Sur ce point, la députée du Loiret a rappelé que cette mention avait finalement été retirée par le Sénat. « C'est une question qui est en suspens et qui n'a pas encore été conclue (...) Toutefois, je me pose la question de laisser peut-être, aux CPTS qui le souhaiteraient, cette liberté de s'organiser avec des paramédicaux ».
« En tout cas, je connais une CPTS qui réclame l'accès direct aux kinésithérapeutes », a-t-elle fini par assurer, suscitant les huées de la salle.
Les internes en médecine veulent aussi faire entendre leur voix
Présents également dans le public, les internes de médecine générale ont tenu à faire entendre leur voix. « Depuis plus d'une heure, nous débattons sur l'exercice professionnel de demain. Pourtant, à aucun moment nous n'avons parlé de notre spécialité qui est aujourd'hui en grand danger », s'est exprimé Raphaël Presneau, président de l'Isnar-IMG et interne.
Il a par ailleurs ajouté : « Alors que la 4e année a été passée aux forceps fin 2022, nous sommes aujourd'hui très inquiets pour le futur de la médecine générale dont certains, notamment les jeunes, risquent de se détourner et même de la quitter en raison des remises en cause permanentes de la pratique ! »
Pour Stéphanie Rist, ce défi de l'attractivité « devra être relevé ensemble ». « Je pense qu'il ne suffit pas de dire "débrouillez-vous pour rendre votre métier attractif." Je pense que tout ça est multifactoriel et je suis convaincu de l'indispensable nécéssité qu'on y arrive. Mais d'un autre côté je suis aussi convaincu, qu'en tant que politique, nous nous devons de répondre au désarroi de nos concitoyens ! »
« Le gouvernement est-il toutefois prêt à mettre de réels moyens pour réorganiser efficacement le système de santé de proximité ? », a interrogé un congressiste.

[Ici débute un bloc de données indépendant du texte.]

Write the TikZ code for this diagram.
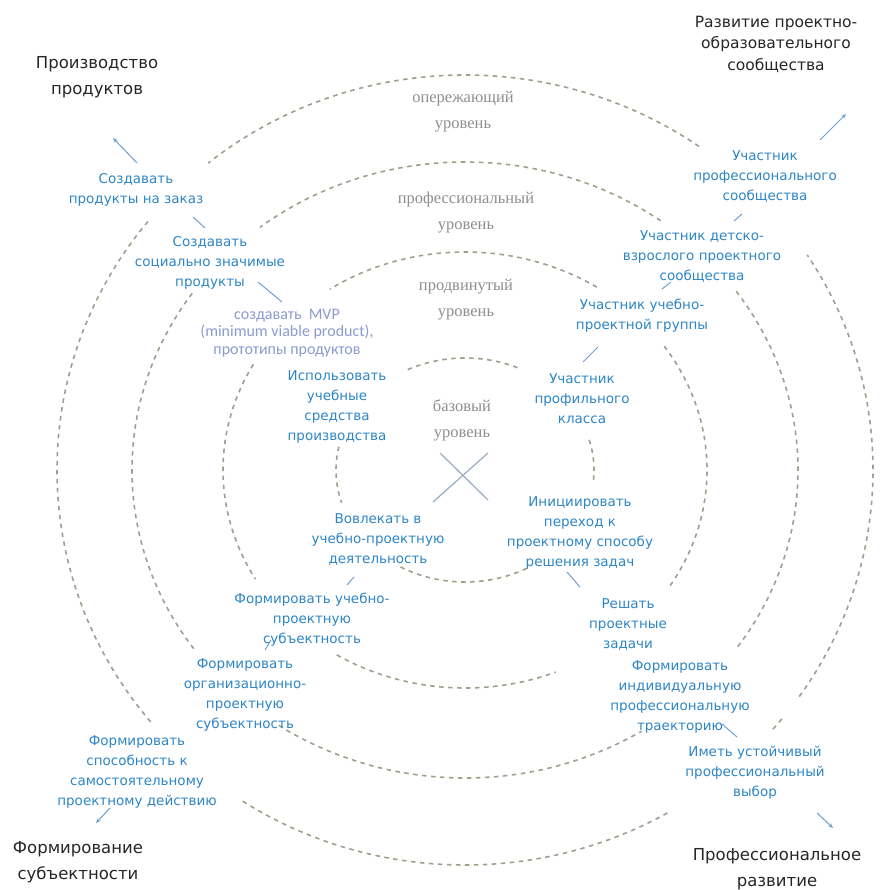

Ce à quoi Stéphanie Rist a répondu : « Vous parlez de moyens mais il y a des moyens qui sont donnés. Ils ne sont pas suffisants, j'ai bien entendu et je peux l'admettre sur certains points. Il n'empêche que depuis 2017, ces moyens augmentent et de façon très importante (...) L'enveloppe Ondam de ville est, elle, en augmentation mais encore une fois j'entends bien que vous ne considérez pas que c'est suffisant ».